Selon cette nouvelle convention salariale, toute la valeur ajoutée résultant de l’activité économique serait attribuée sous forme de cotisation :

  • la cotisation salaire, qui rémunère chaque travailleuse et travailleur qualifié de l’âge de la majorité jusqu’à la fin de sa vie;
  • la cotisation économique, qui est allouée aux investissements productifs;
  • la cotisation sociale, qui sert au financement d’activités non-marchandes tels que les soins de santé ou l’éducation.

Encore une fois, il s’agit ici de généraliser le modèle (déjà existant) de la sécurité sociale ou de la pension de vieillesse. Ce faisant, le profit serait effacé de l’équation de la même manière que disparaîtrait la classe des propriétaires lucratifs.

Le travail commence

Pour véritablement améliorer la condition salariale, le travail ne doit plus servir la croissance du capital, mais plutôt la reproduction de la vie et de la société. Instaurer la convention salariale du travail est la solution que défend Friot pour y parvenir. Cette proposition est fort originale et on l’a réduite ici à sa plus simple expression, en plus de ne pas dire un mot sur les autres aspects de la critique du capitalisme qui sont présentés dans L’enjeu du salaire (par exemple l’inutilité du crédit bancaire). Elle n’est évidemment pas aussi simple à appliquer qu’aimerait le croire l’auteur, entre autres à cause de l’état du rapport de force des travailleuses et travailleurs et du poids de l’idéologie qui nous pousse à défendre l’ordre actuel des choses plutôt qu’à le remettre en question. De plus, elle suscite autant de questions qu’elle offre de réponses, notamment quant à la division du travail ou à la coordination de la production.

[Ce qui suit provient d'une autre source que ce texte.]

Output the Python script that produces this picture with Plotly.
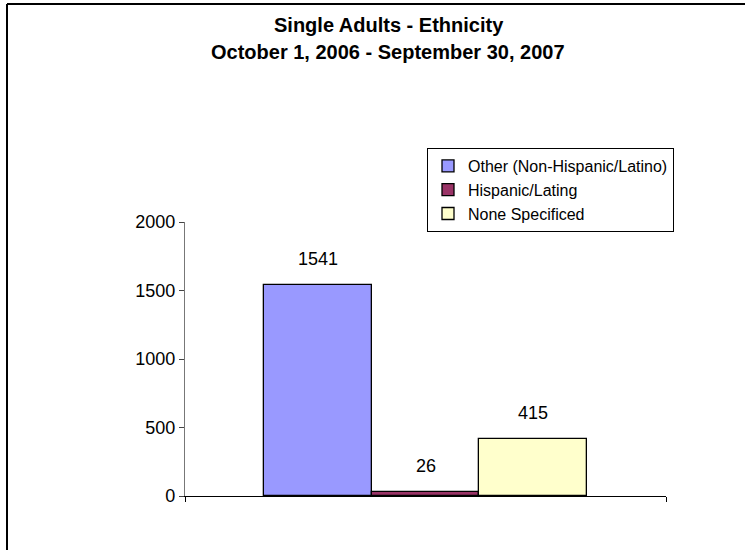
import plotly.graph_objects as go

categories = ["Other (Non-Hispanic/Latino)", "Hispanic/Lating", "None Specificed"]
values = [1541, 26, 415]
colors = ["#9999FF", "#993366", "#FFFFCC"]
title_lines = ["Single Adults - Ethnicity", "October 1, 2006 - September 30, 2007"]
y_ticks = [0, 500, 1000, 1500, 2000]

FONT = "Arial, Liberation Sans, sans-serif"

# plot area in pixels
L, R, T, B = 185, 666, 222, 496
W, H = 745, 550

def px_to_paper_x(px):
    return (px - L) / (R - L)

def px_to_paper_y(py):
    return (B - py) / (B - T)

fig = go.Figure()
for i, (cat, val, col) in enumerate(zip(categories, values, colors)):
    fig.add_trace(go.Bar(
        x=[i], y=[val], name=cat, width=1,
        marker=dict(color=col, line=dict(color="black", width=1.3)),
    ))
    fig.add_annotation(x=i, y=val, text=str(val), showarrow=False,
                       yshift=26, yanchor="middle",
                       font=dict(family=FONT, size=18, color="black"))

xr = [-1.24, 3.24]
fig.update_layout(
    width=W, height=H,
    margin=dict(l=L, r=W - R, t=T, b=H - B, pad=0),
    paper_bgcolor="white", plot_bgcolor="white",
    showlegend=True,
    legend=dict(x=px_to_paper_x(427), y=px_to_paper_y(148), xanchor="left", yanchor="top",
                bordercolor="black", borderwidth=1, bgcolor="white",
                font=dict(family=FONT, size=16, color="black"),
                tracegroupgap=0, itemwidth=30),
    bargap=0,
    xaxis=dict(range=xr, showgrid=False, zeroline=False, showline=True, linecolor="black",
               linewidth=1.3, ticks="outside", tickvals=xr, ticklen=5, tickcolor="black",
               showticklabels=False, fixedrange=True),
    yaxis=dict(range=[0, 2000], tickvals=y_ticks, showgrid=False, zeroline=False,
               showline=True, linecolor="#777777", linewidth=1.3, ticks="outside",
               ticklen=5, tickcolor="#444444",
               tickfont=dict(family=FONT, size=18, color="black"), fixedrange=True),
    font=dict(family=FONT, color="black"),
)

fig.add_annotation(xref="paper", yref="paper", x=px_to_paper_x(389), y=px_to_paper_y(25),
                   text="<b>" + title_lines[0] + "</b>", showarrow=False, yanchor="middle",
                   font=dict(family=FONT, size=20, color="black"))
fig.add_annotation(xref="paper", yref="paper", x=px_to_paper_x(388), y=px_to_paper_y(52),
                   text="<b>" + title_lines[1] + "</b>", showarrow=False, yanchor="middle",
                   font=dict(family=FONT, size=20, color="black"))

# outer chart border (top and left edges visible)
fig.add_shape(type="line", xref="paper", yref="paper",
              x0=px_to_paper_x(7), x1=px_to_paper_x(W),
              y0=px_to_paper_y(4), y1=px_to_paper_y(4), line=dict(color="black", width=2))
fig.add_shape(type="line", xref="paper", yref="paper",
              x0=px_to_paper_x(7), x1=px_to_paper_x(7),
              y0=px_to_paper_y(4), y1=px_to_paper_y(H), line=dict(color="black", width=2))

fig.write_html("out.html",
               config={"displayModeBar": False},
               post_script="document.body.style.margin='0';document.body.style.overflow='hidden';")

Mais à l’heure où l’économie est vécue comme une puissance qui s’impose à nous et que les travailleurs et les travailleuses doivent subir à tout prix, même celui de l’insécurité, affirmer que l’économie est avant tout le résultat de notre travail est sans contredit un changement de perspective qui est plus que bienvenu pour penser une alternative au système actuel.